> [SHORT PROBLEM]:
Transcribe every line from the top down to the line with "var currentTickLabels = ['–0.01', '–0.1', '–1', '–10', '–100'];", both ends included, but not the pictures.

> [Records with drawing code]:
+ + + +

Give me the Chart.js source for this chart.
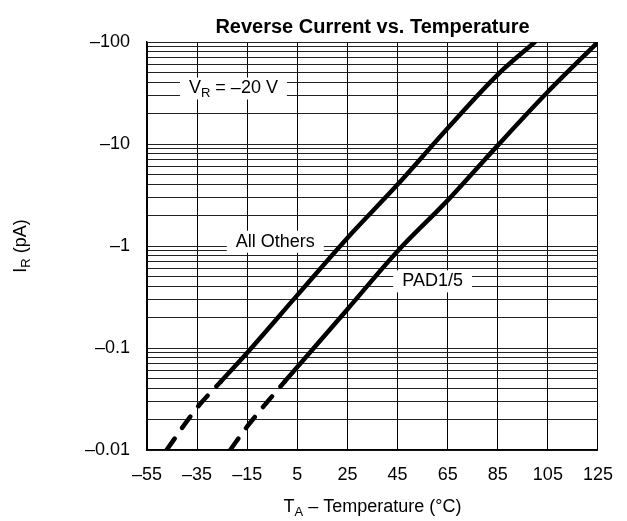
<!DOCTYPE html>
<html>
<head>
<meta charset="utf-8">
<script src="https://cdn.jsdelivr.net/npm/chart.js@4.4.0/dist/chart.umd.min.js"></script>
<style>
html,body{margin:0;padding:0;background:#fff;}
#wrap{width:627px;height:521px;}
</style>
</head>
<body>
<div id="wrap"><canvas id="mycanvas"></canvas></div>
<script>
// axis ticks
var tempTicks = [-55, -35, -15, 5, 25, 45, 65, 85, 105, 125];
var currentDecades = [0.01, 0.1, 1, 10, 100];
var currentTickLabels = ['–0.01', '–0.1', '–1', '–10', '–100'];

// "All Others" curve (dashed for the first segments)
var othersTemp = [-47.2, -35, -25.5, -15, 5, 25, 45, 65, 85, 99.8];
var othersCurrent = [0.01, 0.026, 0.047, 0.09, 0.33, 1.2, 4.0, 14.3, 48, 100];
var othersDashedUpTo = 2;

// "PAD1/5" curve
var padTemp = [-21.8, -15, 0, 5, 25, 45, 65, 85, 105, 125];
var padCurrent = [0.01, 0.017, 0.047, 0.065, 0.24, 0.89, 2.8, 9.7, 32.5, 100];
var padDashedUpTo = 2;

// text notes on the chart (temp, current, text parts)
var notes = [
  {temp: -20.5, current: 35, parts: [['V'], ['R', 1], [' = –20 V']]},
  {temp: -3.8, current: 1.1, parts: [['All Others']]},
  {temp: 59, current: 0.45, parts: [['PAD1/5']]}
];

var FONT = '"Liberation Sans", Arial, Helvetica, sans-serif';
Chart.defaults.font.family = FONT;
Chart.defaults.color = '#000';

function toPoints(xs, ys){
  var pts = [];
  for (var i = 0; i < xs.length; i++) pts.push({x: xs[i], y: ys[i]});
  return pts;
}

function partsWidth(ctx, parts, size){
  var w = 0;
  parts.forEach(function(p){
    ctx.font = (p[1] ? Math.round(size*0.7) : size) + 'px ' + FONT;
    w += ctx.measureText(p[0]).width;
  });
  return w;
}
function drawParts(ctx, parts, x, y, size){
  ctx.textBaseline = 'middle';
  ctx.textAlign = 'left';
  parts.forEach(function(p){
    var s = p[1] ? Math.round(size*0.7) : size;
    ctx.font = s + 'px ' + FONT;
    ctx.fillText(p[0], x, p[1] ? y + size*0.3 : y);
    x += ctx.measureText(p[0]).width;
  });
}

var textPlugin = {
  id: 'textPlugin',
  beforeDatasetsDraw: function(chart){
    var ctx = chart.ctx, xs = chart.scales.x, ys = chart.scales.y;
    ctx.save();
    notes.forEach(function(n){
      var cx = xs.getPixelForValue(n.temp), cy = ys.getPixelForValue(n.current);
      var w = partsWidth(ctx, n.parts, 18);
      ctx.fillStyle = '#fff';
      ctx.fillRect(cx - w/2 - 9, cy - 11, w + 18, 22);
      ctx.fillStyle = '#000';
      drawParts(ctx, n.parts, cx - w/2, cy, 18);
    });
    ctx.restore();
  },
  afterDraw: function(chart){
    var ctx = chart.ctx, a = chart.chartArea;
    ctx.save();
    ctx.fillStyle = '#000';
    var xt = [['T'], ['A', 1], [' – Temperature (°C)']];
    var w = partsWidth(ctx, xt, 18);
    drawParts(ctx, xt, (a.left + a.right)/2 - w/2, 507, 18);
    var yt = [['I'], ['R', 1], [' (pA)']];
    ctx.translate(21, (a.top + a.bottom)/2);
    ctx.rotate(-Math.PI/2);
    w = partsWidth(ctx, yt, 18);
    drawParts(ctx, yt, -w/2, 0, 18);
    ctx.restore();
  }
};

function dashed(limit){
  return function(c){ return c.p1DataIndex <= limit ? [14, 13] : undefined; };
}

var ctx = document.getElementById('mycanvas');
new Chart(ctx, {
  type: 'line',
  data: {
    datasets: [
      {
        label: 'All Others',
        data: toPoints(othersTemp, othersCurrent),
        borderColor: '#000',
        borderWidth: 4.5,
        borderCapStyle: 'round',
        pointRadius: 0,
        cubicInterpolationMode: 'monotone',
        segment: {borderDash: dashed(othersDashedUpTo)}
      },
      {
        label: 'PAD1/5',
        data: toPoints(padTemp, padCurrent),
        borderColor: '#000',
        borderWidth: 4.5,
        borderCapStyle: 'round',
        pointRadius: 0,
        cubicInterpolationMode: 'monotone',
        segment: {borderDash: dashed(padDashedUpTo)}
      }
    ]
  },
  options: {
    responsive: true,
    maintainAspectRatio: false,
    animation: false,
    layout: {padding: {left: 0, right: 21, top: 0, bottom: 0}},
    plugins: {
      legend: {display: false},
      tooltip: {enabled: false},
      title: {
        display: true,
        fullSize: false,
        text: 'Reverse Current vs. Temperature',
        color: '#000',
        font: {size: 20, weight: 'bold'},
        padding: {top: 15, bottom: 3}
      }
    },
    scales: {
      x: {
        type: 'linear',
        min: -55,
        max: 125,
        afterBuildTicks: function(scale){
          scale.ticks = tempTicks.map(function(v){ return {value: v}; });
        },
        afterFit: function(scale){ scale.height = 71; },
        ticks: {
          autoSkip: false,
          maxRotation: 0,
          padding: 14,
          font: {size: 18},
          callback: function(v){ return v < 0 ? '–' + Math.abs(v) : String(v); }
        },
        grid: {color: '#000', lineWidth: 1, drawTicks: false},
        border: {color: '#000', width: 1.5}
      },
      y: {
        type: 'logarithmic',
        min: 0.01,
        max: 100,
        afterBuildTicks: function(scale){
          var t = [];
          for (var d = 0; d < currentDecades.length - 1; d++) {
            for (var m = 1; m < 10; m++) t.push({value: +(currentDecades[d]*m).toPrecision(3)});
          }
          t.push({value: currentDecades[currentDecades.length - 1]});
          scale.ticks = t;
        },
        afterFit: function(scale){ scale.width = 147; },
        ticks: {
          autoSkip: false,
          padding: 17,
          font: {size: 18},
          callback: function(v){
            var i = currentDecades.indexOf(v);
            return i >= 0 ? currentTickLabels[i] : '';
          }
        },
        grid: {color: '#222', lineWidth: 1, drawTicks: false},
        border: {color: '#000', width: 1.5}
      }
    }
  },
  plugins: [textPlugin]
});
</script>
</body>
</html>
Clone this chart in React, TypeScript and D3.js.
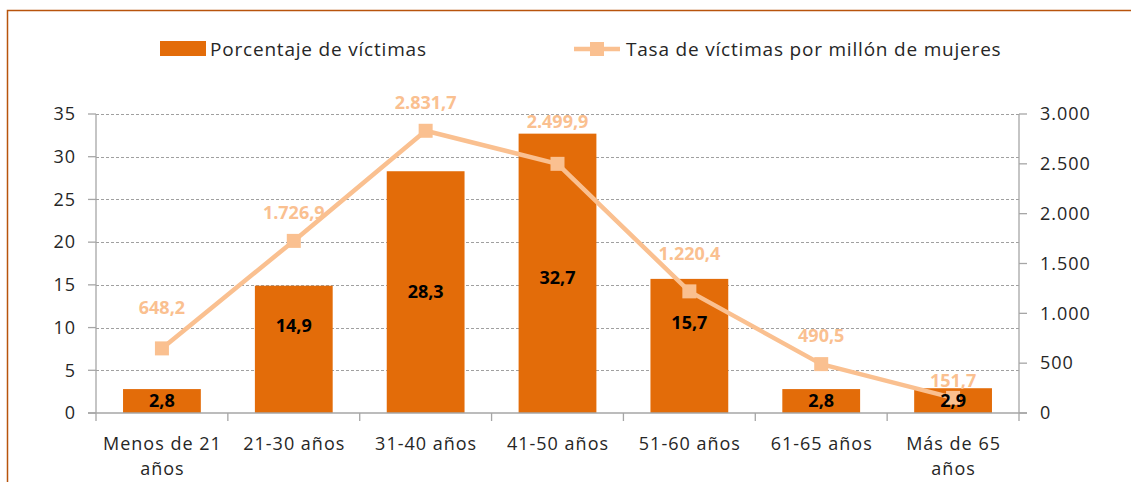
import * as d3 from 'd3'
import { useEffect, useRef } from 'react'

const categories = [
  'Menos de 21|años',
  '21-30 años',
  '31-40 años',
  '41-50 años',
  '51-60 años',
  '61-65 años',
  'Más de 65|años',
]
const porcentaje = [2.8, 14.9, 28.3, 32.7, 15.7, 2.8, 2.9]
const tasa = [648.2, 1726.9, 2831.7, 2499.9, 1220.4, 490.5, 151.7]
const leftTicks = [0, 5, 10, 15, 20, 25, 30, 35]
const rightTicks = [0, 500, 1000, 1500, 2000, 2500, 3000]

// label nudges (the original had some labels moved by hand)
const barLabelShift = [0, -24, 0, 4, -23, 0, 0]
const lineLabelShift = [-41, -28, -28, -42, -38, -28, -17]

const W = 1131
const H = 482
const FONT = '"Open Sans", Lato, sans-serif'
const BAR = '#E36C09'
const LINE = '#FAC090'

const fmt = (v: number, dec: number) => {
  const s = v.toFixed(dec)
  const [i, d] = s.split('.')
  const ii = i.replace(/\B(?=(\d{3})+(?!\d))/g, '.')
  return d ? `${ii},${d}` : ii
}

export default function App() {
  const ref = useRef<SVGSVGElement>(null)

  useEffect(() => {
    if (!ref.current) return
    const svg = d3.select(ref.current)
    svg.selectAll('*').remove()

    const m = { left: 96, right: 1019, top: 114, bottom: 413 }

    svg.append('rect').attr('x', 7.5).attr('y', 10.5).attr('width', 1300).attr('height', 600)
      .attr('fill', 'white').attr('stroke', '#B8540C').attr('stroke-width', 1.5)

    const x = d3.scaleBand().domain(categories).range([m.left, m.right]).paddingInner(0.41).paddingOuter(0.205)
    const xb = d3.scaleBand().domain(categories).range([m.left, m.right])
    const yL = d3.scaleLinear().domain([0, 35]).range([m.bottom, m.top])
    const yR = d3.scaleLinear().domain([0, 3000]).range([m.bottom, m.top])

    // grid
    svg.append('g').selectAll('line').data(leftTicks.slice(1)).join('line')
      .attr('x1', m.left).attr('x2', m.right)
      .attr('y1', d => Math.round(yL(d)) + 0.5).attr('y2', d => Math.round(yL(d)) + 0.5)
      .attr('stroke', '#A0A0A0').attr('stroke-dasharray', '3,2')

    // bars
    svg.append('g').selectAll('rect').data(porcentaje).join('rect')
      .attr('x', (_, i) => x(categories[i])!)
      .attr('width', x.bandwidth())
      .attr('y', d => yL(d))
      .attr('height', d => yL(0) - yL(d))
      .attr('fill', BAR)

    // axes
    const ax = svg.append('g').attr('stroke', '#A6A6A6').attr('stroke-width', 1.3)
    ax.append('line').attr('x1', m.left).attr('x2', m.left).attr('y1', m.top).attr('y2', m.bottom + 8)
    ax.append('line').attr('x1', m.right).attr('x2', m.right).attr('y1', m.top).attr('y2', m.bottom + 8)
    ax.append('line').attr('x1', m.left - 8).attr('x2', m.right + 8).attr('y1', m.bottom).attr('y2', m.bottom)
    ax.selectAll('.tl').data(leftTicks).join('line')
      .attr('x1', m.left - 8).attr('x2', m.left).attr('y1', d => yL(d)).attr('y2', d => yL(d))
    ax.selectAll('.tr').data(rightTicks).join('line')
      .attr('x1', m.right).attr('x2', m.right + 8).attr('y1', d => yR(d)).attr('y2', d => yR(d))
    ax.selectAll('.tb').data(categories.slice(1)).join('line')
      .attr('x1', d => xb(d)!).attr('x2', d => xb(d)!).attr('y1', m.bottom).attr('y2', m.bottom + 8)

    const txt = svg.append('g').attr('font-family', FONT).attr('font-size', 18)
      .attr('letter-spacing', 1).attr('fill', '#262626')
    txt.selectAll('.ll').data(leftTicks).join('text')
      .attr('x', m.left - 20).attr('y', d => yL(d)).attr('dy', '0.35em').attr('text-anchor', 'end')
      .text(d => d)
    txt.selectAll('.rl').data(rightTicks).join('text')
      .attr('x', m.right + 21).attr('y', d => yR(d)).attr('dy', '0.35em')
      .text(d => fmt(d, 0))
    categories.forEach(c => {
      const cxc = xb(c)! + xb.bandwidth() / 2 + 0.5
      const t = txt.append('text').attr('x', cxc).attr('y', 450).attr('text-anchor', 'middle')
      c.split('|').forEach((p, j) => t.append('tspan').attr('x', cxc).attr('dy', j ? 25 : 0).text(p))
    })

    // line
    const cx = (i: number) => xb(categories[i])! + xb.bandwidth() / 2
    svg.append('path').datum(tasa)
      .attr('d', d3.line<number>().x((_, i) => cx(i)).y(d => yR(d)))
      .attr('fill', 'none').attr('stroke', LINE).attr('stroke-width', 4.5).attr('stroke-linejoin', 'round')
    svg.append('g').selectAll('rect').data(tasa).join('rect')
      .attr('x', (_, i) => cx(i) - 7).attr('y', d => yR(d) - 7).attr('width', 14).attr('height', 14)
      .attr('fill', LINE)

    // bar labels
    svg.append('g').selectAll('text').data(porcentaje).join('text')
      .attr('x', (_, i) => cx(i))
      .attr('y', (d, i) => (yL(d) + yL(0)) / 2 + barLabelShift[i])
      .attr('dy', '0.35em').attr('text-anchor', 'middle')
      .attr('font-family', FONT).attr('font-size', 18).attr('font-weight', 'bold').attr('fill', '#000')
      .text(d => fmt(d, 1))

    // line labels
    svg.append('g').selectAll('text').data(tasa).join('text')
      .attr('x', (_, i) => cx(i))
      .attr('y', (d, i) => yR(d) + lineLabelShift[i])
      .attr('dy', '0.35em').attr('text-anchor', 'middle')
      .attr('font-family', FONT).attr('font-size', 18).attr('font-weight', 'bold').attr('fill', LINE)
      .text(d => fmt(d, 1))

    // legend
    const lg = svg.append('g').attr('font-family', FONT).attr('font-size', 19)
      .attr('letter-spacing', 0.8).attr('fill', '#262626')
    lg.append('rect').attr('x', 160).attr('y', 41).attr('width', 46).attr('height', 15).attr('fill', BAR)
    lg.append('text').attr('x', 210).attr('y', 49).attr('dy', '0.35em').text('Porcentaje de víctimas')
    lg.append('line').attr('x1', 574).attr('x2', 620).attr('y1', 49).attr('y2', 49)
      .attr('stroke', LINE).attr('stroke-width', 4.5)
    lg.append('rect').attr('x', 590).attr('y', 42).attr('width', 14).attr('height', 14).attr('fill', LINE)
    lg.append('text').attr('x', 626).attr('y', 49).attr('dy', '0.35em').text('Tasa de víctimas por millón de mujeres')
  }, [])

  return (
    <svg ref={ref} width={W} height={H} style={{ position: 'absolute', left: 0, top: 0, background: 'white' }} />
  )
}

+ + + +

> [ANSWER TO THIS PROBLEM]:
Give me the Chart.js source for this chart.
<!DOCTYPE html>
<html>
<head>
<meta charset="utf-8">
<script src="https://cdn.jsdelivr.net/npm/chart.js@4.4.0/dist/chart.umd.min.js"></script>
<style>
html,body{margin:0;padding:0;background:#fff;}
#wrap{width:627px;height:521px;}
</style>
</head>
<body>
<div id="wrap"><canvas id="mycanvas"></canvas></div>
<script>
// axis ticks
var tempTicks = [-55, -35, -15, 5, 25, 45, 65, 85, 105, 125];
var currentDecades = [0.01, 0.1, 1, 10, 100];
var currentTickLabels = ['–0.01', '–0.1', '–1', '–10', '–100'];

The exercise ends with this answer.